REQUIRED WORK
In the entries below, which lines run from the one containing "What Plotly code" to the one containing "2.5e-2, 4.0e-2, 6.0e-2, 0.1, 0.15, 0.22, 0.33, 0.5, 0.75, 1.0]"? Copy exactly those lines, ends included, and no others.

SUPPLIED MATERIAL
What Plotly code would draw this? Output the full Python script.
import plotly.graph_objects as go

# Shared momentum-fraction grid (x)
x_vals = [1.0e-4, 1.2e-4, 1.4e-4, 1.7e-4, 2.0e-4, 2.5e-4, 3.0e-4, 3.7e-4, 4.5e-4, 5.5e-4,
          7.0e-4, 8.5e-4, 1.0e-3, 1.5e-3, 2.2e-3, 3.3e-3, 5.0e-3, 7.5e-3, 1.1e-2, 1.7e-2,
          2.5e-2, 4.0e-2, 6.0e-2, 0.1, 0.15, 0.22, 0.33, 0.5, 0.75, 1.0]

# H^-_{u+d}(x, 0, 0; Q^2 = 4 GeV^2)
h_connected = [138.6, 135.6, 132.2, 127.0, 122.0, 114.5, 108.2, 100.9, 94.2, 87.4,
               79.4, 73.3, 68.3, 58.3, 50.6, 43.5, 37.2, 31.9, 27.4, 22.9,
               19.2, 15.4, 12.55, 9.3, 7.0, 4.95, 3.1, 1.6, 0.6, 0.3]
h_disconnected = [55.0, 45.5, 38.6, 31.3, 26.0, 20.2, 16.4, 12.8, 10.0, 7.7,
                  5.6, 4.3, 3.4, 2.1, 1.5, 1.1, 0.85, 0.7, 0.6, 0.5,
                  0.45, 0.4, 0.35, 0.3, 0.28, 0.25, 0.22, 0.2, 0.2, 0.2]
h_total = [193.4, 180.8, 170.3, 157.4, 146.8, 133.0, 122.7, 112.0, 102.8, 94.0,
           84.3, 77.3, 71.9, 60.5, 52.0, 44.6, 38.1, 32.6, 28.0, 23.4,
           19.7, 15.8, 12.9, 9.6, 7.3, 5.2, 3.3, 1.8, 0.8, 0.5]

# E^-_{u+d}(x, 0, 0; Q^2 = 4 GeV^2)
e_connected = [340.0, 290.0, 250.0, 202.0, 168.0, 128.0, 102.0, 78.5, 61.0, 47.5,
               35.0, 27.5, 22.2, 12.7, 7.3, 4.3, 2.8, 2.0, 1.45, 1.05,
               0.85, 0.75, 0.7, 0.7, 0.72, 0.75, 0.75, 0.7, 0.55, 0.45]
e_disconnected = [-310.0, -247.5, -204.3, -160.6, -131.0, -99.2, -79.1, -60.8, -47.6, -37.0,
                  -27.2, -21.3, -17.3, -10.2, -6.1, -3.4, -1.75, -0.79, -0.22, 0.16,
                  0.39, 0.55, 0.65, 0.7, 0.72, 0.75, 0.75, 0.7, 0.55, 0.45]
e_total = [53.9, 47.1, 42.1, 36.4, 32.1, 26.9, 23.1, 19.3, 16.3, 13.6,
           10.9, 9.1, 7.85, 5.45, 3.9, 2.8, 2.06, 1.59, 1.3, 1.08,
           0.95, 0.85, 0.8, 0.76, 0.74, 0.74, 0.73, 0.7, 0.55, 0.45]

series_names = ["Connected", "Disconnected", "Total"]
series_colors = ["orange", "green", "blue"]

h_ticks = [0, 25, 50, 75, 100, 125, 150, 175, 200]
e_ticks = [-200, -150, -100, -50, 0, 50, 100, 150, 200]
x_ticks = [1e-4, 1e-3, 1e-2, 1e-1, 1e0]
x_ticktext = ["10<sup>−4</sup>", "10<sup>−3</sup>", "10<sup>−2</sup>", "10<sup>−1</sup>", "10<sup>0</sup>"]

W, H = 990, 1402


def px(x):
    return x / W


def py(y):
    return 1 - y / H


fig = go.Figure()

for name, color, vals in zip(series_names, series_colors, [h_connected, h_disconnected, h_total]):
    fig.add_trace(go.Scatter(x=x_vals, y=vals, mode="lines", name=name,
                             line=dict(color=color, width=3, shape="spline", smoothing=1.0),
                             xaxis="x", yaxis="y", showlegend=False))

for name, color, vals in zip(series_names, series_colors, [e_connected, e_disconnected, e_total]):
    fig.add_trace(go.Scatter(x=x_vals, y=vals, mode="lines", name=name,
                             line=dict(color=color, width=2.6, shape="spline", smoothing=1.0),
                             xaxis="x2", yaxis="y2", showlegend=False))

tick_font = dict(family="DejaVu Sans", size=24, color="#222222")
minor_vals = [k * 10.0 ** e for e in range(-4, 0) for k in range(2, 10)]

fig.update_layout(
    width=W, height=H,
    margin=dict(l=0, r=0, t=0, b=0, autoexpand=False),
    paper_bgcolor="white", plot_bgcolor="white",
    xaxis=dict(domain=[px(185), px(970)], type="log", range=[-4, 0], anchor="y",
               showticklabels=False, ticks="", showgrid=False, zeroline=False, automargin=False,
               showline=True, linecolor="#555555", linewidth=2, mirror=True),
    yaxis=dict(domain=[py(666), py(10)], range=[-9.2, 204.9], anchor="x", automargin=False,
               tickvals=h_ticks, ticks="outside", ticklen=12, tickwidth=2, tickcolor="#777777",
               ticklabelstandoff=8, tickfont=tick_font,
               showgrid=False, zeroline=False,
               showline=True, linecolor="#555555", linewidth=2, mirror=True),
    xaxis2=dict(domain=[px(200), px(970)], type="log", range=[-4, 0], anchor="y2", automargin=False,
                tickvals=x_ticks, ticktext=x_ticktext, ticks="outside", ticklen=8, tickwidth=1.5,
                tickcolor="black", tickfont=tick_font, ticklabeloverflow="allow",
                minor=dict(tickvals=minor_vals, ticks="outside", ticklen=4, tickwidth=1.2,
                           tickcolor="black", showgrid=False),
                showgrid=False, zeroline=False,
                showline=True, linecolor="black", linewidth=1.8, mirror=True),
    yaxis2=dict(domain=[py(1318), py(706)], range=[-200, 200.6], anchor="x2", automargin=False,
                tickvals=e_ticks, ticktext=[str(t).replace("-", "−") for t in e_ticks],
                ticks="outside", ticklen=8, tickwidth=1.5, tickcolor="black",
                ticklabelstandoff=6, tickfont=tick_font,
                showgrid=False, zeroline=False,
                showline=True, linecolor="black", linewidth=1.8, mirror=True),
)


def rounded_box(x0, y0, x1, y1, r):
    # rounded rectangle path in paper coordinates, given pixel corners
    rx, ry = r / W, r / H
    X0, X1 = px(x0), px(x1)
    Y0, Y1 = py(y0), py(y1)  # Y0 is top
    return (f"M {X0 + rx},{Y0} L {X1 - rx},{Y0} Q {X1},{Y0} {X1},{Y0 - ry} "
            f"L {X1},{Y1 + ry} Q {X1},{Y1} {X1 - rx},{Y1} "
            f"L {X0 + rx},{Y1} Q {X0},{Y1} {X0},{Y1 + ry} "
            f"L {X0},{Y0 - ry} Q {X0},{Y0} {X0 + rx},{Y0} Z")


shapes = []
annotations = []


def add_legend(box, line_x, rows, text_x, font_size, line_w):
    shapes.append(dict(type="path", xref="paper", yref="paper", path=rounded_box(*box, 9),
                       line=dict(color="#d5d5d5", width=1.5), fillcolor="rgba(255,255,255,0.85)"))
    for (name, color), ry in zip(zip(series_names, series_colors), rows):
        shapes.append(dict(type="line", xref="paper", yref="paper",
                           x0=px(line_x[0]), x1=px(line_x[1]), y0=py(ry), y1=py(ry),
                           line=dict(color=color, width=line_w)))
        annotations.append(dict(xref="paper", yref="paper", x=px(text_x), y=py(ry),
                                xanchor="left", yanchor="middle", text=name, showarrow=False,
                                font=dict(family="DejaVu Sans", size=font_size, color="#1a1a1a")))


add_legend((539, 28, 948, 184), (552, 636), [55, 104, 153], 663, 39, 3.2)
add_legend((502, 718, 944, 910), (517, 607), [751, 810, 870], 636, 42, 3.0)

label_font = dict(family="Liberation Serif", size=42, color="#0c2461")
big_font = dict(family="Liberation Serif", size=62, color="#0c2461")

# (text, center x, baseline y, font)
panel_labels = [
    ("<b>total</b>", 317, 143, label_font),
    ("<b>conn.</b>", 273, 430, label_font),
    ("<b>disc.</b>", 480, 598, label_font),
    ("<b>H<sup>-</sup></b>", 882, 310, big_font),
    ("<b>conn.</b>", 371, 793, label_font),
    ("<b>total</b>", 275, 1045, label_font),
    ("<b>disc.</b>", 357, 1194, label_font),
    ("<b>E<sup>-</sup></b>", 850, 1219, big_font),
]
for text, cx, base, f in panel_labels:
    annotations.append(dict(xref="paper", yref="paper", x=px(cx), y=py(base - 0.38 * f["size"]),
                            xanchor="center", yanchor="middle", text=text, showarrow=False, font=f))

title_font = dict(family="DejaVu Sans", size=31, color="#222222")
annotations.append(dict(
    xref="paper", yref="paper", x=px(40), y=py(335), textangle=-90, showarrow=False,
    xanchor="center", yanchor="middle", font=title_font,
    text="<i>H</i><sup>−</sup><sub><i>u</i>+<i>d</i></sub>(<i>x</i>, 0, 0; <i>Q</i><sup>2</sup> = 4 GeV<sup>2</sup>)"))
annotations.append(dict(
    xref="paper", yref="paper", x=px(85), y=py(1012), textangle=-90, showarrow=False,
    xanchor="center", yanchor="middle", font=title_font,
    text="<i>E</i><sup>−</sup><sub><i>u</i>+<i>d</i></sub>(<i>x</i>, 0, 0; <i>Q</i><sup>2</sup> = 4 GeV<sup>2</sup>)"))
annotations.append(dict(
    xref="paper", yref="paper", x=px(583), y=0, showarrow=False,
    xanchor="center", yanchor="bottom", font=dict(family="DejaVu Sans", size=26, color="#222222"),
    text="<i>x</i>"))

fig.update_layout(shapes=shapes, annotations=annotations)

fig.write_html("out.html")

...

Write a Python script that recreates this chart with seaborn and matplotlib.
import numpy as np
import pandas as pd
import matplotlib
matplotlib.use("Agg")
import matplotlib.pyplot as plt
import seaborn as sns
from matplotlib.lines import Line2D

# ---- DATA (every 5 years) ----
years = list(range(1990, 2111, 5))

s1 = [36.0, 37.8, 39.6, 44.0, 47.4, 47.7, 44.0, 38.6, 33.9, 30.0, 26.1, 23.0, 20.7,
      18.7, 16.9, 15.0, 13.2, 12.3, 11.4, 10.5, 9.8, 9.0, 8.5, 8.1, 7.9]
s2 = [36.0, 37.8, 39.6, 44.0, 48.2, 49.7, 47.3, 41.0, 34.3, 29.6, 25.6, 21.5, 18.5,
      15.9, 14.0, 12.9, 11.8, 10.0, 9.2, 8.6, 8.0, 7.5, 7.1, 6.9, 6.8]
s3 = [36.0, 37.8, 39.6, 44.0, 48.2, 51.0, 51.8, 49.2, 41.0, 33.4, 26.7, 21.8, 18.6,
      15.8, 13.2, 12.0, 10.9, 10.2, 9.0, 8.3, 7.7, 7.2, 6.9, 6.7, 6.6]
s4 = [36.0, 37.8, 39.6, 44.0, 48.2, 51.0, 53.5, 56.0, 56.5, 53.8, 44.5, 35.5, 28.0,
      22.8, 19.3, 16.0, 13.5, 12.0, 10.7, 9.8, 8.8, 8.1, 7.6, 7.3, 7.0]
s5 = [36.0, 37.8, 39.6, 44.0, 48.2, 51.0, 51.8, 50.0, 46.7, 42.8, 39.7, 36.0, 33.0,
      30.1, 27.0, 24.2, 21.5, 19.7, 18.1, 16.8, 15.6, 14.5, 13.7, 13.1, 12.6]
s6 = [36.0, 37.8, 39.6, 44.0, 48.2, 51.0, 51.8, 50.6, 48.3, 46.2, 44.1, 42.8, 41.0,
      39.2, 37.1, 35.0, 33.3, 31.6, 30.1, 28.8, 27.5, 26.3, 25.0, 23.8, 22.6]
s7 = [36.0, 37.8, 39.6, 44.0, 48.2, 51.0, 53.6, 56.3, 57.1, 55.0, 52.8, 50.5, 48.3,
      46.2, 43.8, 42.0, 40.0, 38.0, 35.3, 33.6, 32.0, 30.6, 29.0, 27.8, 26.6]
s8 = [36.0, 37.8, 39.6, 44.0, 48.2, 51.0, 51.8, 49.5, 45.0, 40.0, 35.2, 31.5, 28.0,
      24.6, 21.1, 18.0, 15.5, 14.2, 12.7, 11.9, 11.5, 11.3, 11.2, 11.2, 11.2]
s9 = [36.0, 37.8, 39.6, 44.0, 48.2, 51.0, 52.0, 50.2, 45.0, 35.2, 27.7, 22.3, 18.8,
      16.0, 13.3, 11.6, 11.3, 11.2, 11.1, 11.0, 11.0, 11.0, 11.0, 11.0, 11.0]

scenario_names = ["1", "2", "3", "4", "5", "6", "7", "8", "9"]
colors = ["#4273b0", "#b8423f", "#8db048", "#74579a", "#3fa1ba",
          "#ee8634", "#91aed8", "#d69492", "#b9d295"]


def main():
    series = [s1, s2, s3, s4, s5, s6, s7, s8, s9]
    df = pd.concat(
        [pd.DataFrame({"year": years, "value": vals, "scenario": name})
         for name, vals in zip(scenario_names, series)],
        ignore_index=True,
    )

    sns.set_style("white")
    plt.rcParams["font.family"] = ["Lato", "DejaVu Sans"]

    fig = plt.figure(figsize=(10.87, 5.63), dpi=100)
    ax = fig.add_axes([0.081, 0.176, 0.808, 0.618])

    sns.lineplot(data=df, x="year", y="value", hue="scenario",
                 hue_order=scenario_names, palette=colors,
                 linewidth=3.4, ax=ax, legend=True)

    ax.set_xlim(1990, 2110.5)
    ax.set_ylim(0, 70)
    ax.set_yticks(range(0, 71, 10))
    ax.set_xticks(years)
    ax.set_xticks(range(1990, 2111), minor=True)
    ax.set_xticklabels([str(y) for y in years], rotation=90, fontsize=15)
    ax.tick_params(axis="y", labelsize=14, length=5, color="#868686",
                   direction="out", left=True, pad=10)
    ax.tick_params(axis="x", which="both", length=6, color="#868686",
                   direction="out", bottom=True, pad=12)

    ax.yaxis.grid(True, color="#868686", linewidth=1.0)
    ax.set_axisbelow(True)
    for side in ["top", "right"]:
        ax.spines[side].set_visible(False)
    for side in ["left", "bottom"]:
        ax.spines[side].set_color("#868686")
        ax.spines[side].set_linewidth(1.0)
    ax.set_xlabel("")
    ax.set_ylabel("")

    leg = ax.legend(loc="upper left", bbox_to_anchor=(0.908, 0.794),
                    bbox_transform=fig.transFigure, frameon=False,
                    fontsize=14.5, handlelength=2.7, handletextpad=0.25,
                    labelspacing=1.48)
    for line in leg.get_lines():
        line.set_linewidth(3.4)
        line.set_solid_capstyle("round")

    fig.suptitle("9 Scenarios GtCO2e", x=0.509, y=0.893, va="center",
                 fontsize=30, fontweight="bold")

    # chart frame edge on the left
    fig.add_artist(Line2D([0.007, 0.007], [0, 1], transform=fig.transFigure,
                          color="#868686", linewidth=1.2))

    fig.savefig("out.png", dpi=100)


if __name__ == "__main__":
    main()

REPLY
What Plotly code would draw this? Output the full Python script.
import plotly.graph_objects as go

# Shared momentum-fraction grid (x)
x_vals = [1.0e-4, 1.2e-4, 1.4e-4, 1.7e-4, 2.0e-4, 2.5e-4, 3.0e-4, 3.7e-4, 4.5e-4, 5.5e-4,
          7.0e-4, 8.5e-4, 1.0e-3, 1.5e-3, 2.2e-3, 3.3e-3, 5.0e-3, 7.5e-3, 1.1e-2, 1.7e-2,
          2.5e-2, 4.0e-2, 6.0e-2, 0.1, 0.15, 0.22, 0.33, 0.5, 0.75, 1.0]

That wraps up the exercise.